The history of the first attempts at surgical treatment of fractures is much more complicated and interesting than reported until now. A fracture of the humerus treated by wire cerclage in 1775 is often mentioned as the first case of internal fixation.
However, a detailed analysis of original sources has revealed that this surgery has not been performed. The first and detailed description of internal fixation was published by the American surgeon John Kearny Rodgers in 1827.
It was used to treat a supracondylar non-union of the humeral shaft in a 15-year old boy, persisting for one year. French surgeon Achille-Cléophas Flaubert entered the history of internal fixation in 1838 when he treated a 21-year old woman with a non-union of the humerus by its resection and osteosuture with a non-specified material.
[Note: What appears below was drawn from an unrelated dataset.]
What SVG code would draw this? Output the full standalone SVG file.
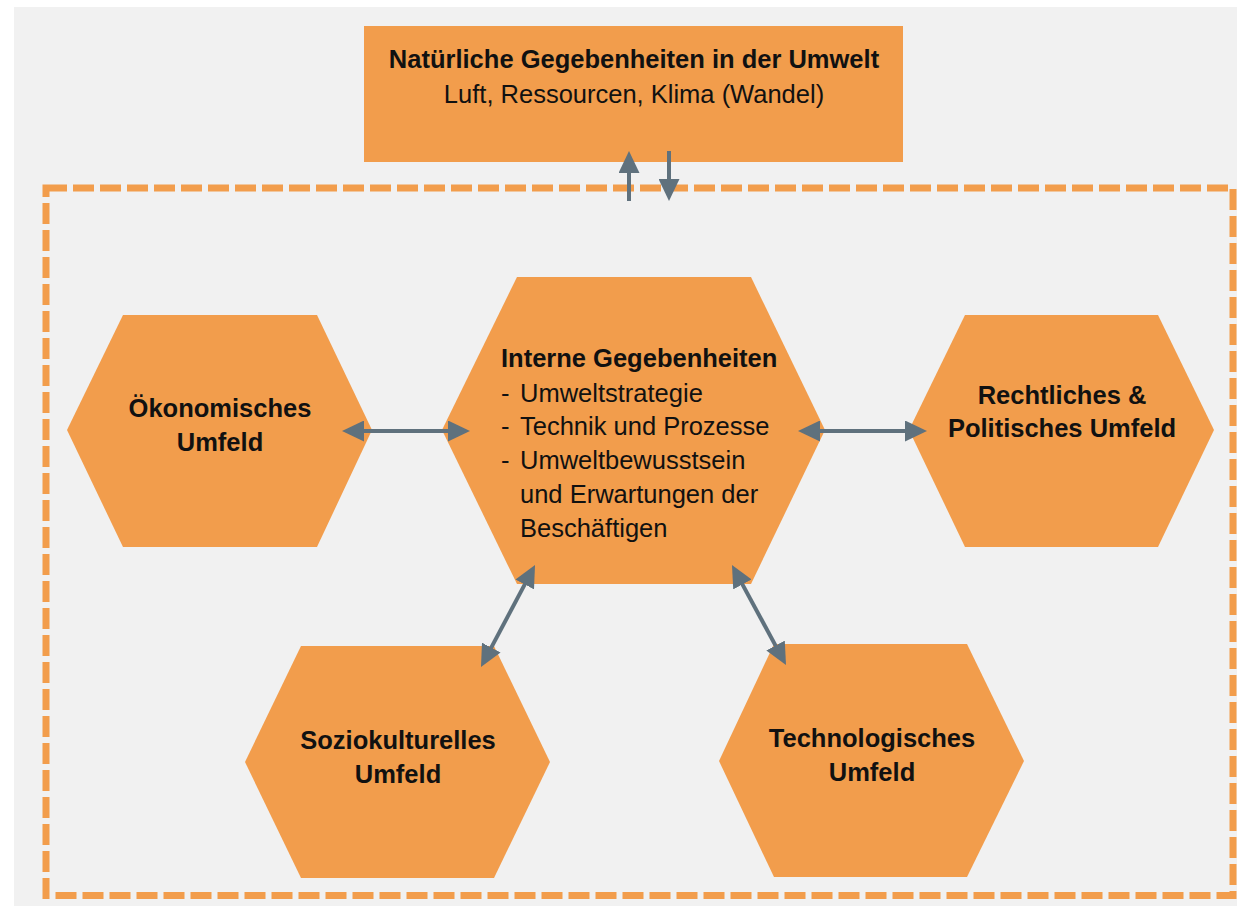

Several weeks later Flaubert successfully treated a 55-year old coachman who sustained an open fracture of the humerus. Probably the first to perform a successful internal fixation of the patella in the pre-antiseptic era was the American surgeon Thomas Maldrup Logan.
In 1864, he used this method in an inveterate fracture of the patella in a 30-year old man. The father of the intramedullary fixation may be considered Johann Friedrich Dieffenbach, a prominent German surgeon from Berlin, who used intramedullary ivory pegs to treat non-unions of the femur, tibia and humerus in 1846.
The first internal fixation of a fracture of the femoral neck by a percutaneously inserted nail was performed by German surgeon Bernhard Rudolf Konrad von Langenbeck in 1858.